Gillespie, for instance, has painted herself head-on, unsmiling, nothing the way she is in person. She is an abstract painter, and touches of her pastel trapezoids come through in the way she handles the paint here, as they do in her portrait of painter and friend Alice Baber.

LILLY BRODY, in her 70s or 80s depending on where you get your information, has painted nearly transient images of herself on thin handmade paper in watercolors.

You have to think, from that portrait, that Neel has an ambivalent relationship with Brody. She paints her severely, allowing little emotion to come through, on the verge of being sharply critical of her friend.

This is just the opposite of what Neel does in her portrait of Dorothy Gillespie, which is compassionate and warm, making Gillespie look almost saintly. Gillespie is pictured with her hand open and placed flat against her body just below her neck. She is smiling as though waiting for the halo to be placed on her head.

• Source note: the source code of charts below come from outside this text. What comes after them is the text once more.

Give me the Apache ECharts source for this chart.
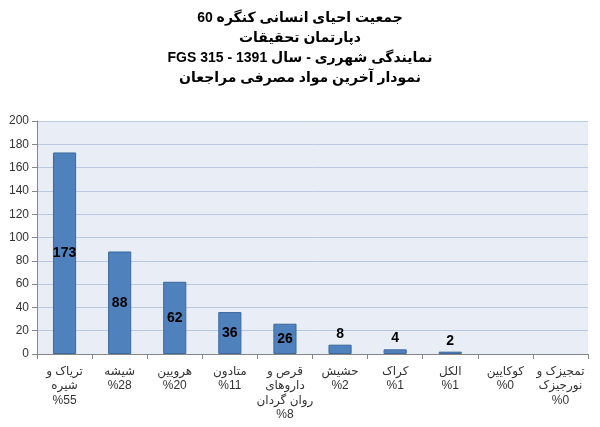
<!DOCTYPE html>
<html>
<head>
<meta charset="utf-8">
<script src="https://cdn.jsdelivr.net/npm/echarts@6/dist/echarts.min.js"></script>
<style>
  html, body { margin: 0; padding: 0; background: #ffffff; }
  #chart { width: 600px; height: 427px; direction: rtl; }
</style>
</head>
<body>
<div id="chart"></div>
<script>
// Substances used by clients (counts per category)
const categories = [
  'تریاک و\nشیره\n%55',
  'شیشه\n%28',
  'هرویین\n%20',
  'متادون\n%11',
  'قرص و\nداروهای\nروان گردان\n%8',
  'حشیش\n%2',
  'کراک\n%1',
  'الکل\n%1',
  'کوکایین\n%0',
  'تمجیزک و\nنورجیزک\n%0'
];
const counts = [173, 88, 62, 36, 26, 8, 4, 2, 0, 0];
const yTicks = [0, 20, 40, 60, 80, 100, 120, 140, 160, 180, 200];

const titleLines = [
  'جمعیت احیای انسانی کنگره 60',
  'دپارتمان تحقیقات',
  'نمایندگی شهرری - سال 1391 - FGS 315',
  'نمودار آخرین مواد مصرفی مراجعان'
];

const fontFamily = 'Arial, "Liberation Sans", "DejaVu Sans", sans-serif';

const chart = echarts.init(document.getElementById('chart'), null, { renderer: 'canvas' });

// Short bars get their label above the bar, taller ones in the middle;
// empty categories draw nothing at all
const barData = counts.map(v => ({
  value: v,
  itemStyle: v === 0 ? { borderWidth: 0, opacity: 0 } : undefined,
  label: v === 0 ? { show: false } : { position: v >= 20 ? 'inside' : 'top' }
}));

chart.setOption({
  animation: false,
  backgroundColor: '#ffffff',
  title: {
    text: titleLines.join('\n'),
    left: 'center',
    top: 3,
    textStyle: {
      fontFamily: fontFamily,
      fontSize: 14,
      fontWeight: 'bold',
      color: '#000000',
      lineHeight: 20
    }
  },
  grid: {
    left: 37,
    right: 12,
    top: 121,
    bottom: 73,
    show: true,
    backgroundColor: '#e9edf5',
    borderWidth: 0
  },
  xAxis: {
    type: 'category',
    data: categories,
    axisLine: { lineStyle: { color: '#868686', width: 1 } },
    axisTick: { show: true, alignWithLabel: false, length: 5, lineStyle: { color: '#868686' } },
    axisLabel: {
      interval: 0,
      margin: 10,
      fontFamily: fontFamily,
      fontSize: 12,
      lineHeight: 14.5,
      color: '#333333'
    }
  },
  yAxis: {
    type: 'value',
    min: yTicks[0],
    max: yTicks[yTicks.length - 1],
    interval: 20,
    axisLine: { show: true, lineStyle: { color: '#868686', width: 1 } },
    axisTick: { show: true, length: 5, lineStyle: { color: '#868686' } },
    axisLabel: {
      margin: 8,
      fontFamily: fontFamily,
      fontSize: 12,
      color: '#333333'
    },
    splitLine: { show: true, lineStyle: { color: '#b9c9e1', width: 1 } }
  },
  series: [{
    type: 'bar',
    data: barData,
    barWidth: '42%',
    itemStyle: {
      color: '#4f81bd',
      borderColor: '#3c6a9e',
      borderWidth: 1
    },
    label: {
      show: true,
      fontFamily: fontFamily,
      fontSize: 14,
      fontWeight: 'bold',
      color: '#000000',
      distance: 4
    }
  }]
});
</script>
</body>
</html>
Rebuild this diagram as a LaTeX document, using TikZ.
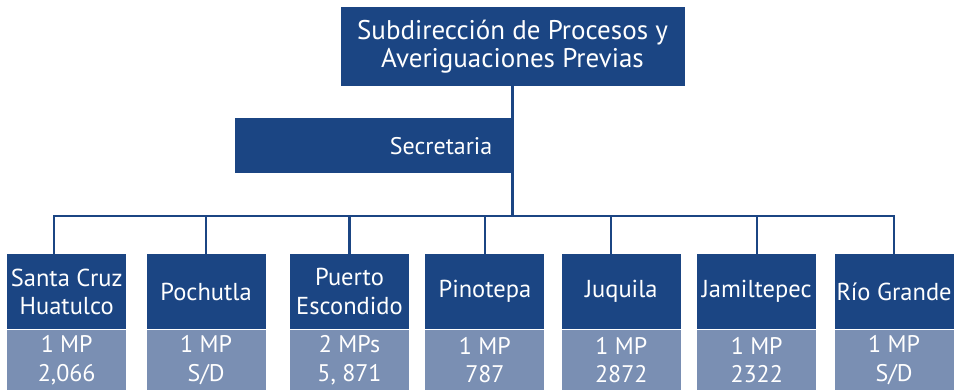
\documentclass[tikz,border=0pt]{standalone}
\usepackage{fontspec}
\setmainfont{PT Sans}
\usetikzlibrary{positioning,calc}
\definecolor{darkblue}{HTML}{1B4583}
\definecolor{paleblue}{HTML}{7A8FB3}

\begin{document}
\begin{tikzpicture}[
  x=1pt, y=1pt,
  node distance=0pt and 18pt,
  box/.style={fill=darkblue, text=white, align=center, inner sep=0pt},
  head/.style={box, minimum width=344pt, minimum height=79pt, font=\fontsize{27}{28}\selectfont},
  aide/.style={box, minimum width=277pt, minimum height=55pt, text width=237pt, align=right, inner xsep=20pt, font=\fontsize{24}{28}\selectfont},
  unit/.style={box, minimum width=119pt, minimum height=75pt, font=\fontsize{24.5}{28.5}\selectfont},
  data/.style={box, fill=paleblue, minimum width=119pt, minimum height=61pt, font=\fontsize{24}{28.3}\selectfont},
  link/.style={draw=darkblue, line width=2.2pt},
]
\useasboundingbox (0,0) rectangle (955,-390);

% ---- head and secretary ------------------------------------------------------
\node[head] (top) at (512.5,-46.5) {Subdirección de Procesos y\\Averiguaciones Previas};
\node[aide, below left=32pt and 0pt of top.south] (secr) {Secretaria};
\coordinate (bus) at ($(top.south)+(0,-130pt)$);

% ---- offices -------------------------------------------------------------------
\node[unit, anchor=north west] (s1) at (7,-254) {Santa Cruz\\Huatulco};
\node[unit, right=20pt of s1] (s2) {Pochutla};
\node[unit, right=24pt of s2] (s3) {Puerto\\Escondido};
\node[unit, right=16pt of s3] (s4) {Pinotepa};
\node[unit, right=17pt of s4] (s5) {Juquila};
\node[unit, right=16pt of s5] (s6) {Jamiltepec};
\node[unit, right=of s6] (s7) {Río Grande};

% ---- staff and case counts ---------------------------------------------------
\node[data, below=of s1] (d1) {1 MP\\2,066};
\node[data, below=of s2] (d2) {1 MP\\S/D};
\node[data, below=of s3] (d3) {2 MPs\\5, 871};
\node[data, below=of s4] (d4) {1 MP\\787};
\node[data, below=of s5] (d5) {1 MP\\2872};
\node[data, below=of s6] (d6) {1 MP\\2322};
\node[data, below=of s7] (d7) {1 MP\\S/D};

% ---- lines ---------------------------------------------------------------------
\draw[link] (top) -- (bus);
\draw[link] (bus) -| ($(s1.north)+(-13pt,0)$);
\draw[link] (bus) -| (s2);
\draw[link] (bus) -| (s3);
\draw[link] (bus) -| (s4);
\draw[link] (bus) -| ($(s5.north)+(-10pt,0)$);
\draw[link] (bus) -| (s6);
\draw[link] (bus) -| (s7);

\end{tikzpicture}
\end{document}
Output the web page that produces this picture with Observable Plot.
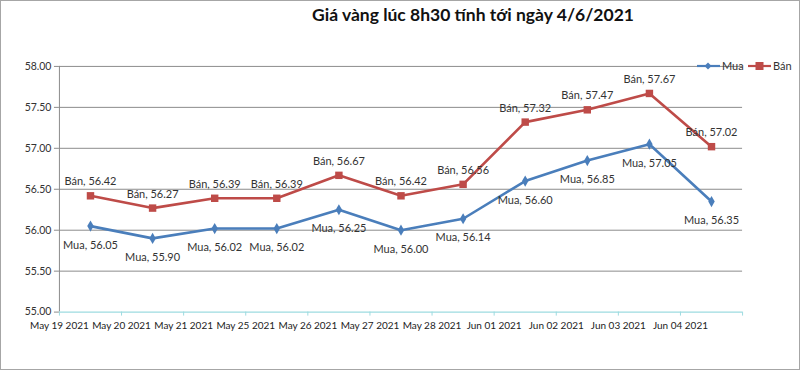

Brody is devilish, although not threatening, her hands gnarled, her wrinkles carefully drawn, thrusting forward out of the canvas.

Barbara Schwartz
Barbara Schwartz is pictured in this portrait
by Elaine de Kooning




Selina Trieff
Selina Trieff , Self Portrait (as Gilles), 1979
Oil on canvas, 72 x 54 inches
Elaine de Kooning
Elaine de Kooning, Self Portrait

COUNTER this with de Kooning's two soft and elegant portraits of sculptor Barbara Schwartz. The paint is handled loosely and openly, with rapid strokes defining the figure. It is as warm and gentle as painting on porcelain, a luminescence coming from inside the canvas. It is easy to see that the communication between artist and subject is deep and well understood.

Less successful but still telling is Rosalyn Drexler's self-portrait, done in large areas of flat, bright colors more neon than human. It's almost as though one is seeing a negative of a color photo. She is laughing, leaning to the right while an anonymous friend is sharing in the fun at the left side of the canvas.

More subtle and muted is Marcus' Self-Portrait With Roses. Her face is crowned by soft curls coming out of a circle in the upper right while a bouquet of rose floats below. She is a flower herself, fragile and perishable.

Considerably less fragile is Trieff's Bicentennial Self-Portrait, in which she has dressed herself in pioneer garb and transported herself and the onlooker back in time. She paints in thick strong lines that define a physical and psychological inner stability.

It's interesting to learn that most of these painters, with the exception of Neel, are not portrait painters for the most part, but abstract artists who have crossed into the figurative.